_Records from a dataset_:
↓↓↓

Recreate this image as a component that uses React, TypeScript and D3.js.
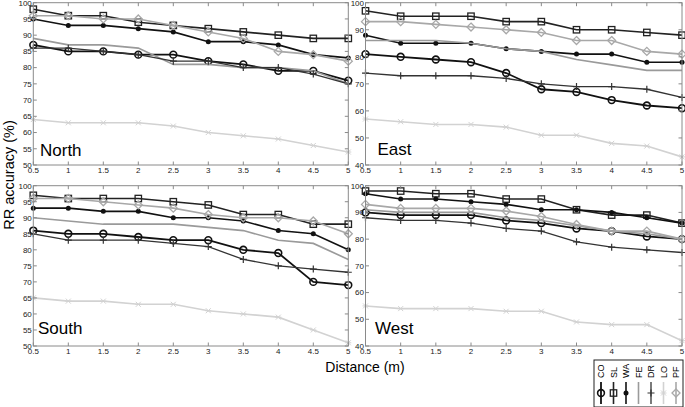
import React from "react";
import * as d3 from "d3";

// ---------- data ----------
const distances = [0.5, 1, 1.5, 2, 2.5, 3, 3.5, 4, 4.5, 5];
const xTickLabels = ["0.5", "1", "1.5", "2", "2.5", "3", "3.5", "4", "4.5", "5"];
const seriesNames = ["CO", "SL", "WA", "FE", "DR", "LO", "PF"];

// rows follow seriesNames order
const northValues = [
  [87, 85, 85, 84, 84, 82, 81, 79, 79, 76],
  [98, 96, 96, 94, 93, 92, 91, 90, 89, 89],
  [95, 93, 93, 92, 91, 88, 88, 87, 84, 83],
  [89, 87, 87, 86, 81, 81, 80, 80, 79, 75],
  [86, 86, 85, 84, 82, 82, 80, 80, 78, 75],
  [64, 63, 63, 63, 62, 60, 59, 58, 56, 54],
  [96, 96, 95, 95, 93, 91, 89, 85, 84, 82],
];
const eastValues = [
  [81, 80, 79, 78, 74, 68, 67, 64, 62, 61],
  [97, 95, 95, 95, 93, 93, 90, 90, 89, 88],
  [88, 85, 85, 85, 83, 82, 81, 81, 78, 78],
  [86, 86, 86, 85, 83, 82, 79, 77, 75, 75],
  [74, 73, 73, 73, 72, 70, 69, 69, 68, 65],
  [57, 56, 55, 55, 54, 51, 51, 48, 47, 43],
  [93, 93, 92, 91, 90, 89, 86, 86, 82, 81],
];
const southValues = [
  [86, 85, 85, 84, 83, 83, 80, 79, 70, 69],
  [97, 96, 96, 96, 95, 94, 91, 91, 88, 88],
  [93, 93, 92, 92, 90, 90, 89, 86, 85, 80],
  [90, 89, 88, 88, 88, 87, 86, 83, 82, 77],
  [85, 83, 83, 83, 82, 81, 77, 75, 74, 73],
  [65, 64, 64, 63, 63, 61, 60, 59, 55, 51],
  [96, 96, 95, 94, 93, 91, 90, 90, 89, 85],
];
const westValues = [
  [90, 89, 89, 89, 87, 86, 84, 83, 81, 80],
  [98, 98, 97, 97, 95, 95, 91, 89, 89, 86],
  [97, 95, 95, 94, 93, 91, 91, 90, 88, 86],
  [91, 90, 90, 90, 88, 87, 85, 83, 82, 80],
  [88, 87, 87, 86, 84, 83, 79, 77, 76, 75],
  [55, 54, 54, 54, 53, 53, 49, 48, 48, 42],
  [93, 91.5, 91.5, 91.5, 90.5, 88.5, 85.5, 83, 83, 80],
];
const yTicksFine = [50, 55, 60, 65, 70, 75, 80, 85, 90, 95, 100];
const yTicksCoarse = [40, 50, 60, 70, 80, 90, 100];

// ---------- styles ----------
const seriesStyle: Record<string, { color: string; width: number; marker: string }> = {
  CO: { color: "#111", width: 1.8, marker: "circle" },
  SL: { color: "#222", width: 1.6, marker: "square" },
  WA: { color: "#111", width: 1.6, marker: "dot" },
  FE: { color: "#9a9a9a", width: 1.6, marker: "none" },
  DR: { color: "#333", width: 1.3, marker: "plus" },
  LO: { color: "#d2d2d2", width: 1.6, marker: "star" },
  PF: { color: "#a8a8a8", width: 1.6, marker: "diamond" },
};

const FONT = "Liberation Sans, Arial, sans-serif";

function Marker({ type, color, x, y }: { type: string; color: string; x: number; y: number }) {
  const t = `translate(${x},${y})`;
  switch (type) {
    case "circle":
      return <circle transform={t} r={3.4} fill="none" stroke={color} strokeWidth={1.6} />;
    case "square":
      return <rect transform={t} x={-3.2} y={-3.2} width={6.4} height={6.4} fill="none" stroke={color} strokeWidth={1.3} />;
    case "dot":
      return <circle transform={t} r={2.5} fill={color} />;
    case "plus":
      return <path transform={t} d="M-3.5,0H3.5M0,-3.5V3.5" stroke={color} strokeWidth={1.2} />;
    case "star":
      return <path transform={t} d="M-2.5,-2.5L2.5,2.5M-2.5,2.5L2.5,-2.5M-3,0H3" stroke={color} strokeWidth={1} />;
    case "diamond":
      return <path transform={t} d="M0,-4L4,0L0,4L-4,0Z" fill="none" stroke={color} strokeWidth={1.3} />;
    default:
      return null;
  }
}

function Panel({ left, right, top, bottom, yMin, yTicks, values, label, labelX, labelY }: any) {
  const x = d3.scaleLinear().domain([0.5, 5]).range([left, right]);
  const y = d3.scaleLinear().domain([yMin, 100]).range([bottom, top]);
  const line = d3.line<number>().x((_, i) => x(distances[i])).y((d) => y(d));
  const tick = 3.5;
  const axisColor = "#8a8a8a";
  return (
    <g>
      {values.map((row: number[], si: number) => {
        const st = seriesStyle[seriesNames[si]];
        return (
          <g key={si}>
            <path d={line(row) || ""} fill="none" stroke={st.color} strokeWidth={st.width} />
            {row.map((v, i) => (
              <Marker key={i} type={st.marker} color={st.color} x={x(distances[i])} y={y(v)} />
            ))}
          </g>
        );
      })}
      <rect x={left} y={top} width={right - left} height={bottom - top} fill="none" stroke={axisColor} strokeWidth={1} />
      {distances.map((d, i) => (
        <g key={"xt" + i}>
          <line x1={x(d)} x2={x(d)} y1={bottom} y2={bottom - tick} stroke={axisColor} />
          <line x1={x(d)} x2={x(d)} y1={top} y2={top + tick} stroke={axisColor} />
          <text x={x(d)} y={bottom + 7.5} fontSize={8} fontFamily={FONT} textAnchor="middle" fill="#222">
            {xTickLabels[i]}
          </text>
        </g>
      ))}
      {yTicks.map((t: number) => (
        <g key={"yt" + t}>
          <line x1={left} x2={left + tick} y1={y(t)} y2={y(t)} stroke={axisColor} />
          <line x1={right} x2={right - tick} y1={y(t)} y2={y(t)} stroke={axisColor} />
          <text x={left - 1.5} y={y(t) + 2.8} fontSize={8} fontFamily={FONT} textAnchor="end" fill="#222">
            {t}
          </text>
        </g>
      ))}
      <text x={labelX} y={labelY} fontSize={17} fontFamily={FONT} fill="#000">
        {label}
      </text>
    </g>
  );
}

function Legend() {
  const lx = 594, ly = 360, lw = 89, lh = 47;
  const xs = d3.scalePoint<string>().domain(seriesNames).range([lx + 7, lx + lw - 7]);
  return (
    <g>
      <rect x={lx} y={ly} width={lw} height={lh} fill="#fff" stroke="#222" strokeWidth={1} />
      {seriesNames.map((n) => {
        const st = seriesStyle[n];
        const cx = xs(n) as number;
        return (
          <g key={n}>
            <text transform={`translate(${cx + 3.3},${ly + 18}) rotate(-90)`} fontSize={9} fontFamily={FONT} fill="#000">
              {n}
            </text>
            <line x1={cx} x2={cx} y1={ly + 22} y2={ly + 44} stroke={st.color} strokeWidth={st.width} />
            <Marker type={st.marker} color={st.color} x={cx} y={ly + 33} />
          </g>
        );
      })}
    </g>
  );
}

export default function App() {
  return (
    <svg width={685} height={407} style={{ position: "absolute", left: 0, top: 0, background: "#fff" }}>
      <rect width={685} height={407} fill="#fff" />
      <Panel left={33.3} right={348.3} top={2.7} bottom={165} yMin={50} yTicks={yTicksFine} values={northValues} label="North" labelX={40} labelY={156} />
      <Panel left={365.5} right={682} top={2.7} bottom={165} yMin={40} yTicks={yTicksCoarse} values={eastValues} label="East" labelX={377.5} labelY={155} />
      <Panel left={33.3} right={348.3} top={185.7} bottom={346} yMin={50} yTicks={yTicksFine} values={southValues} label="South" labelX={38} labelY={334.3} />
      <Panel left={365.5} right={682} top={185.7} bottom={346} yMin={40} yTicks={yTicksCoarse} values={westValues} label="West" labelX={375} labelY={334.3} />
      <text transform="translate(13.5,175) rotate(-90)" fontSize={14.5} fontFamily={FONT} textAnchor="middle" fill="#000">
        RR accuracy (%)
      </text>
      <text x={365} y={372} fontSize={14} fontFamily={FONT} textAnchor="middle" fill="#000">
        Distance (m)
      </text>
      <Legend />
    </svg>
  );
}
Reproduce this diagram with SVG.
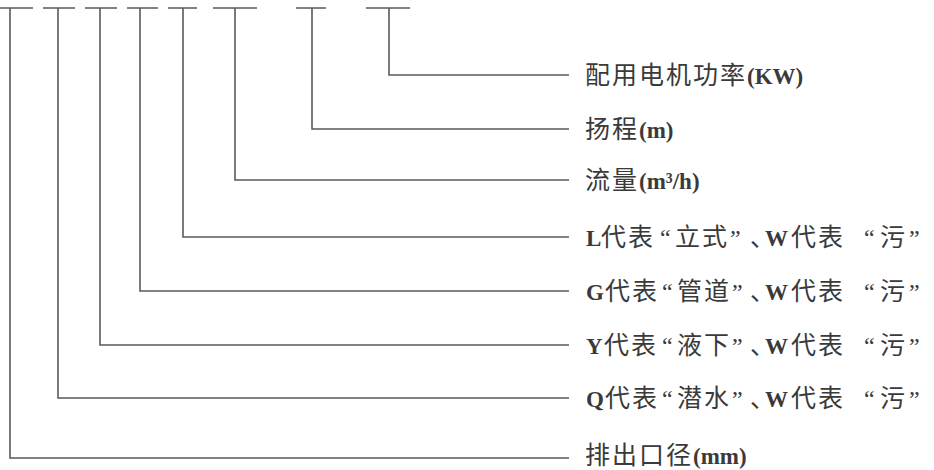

↑↑↑

_JOB_: Where does the word "this" appear? Return each line that holds it.

_EXERCISE OUTPUT_:
Recreate this image as a component that uses React, TypeScript and D3.js.
Reproduce this diagram with SVG.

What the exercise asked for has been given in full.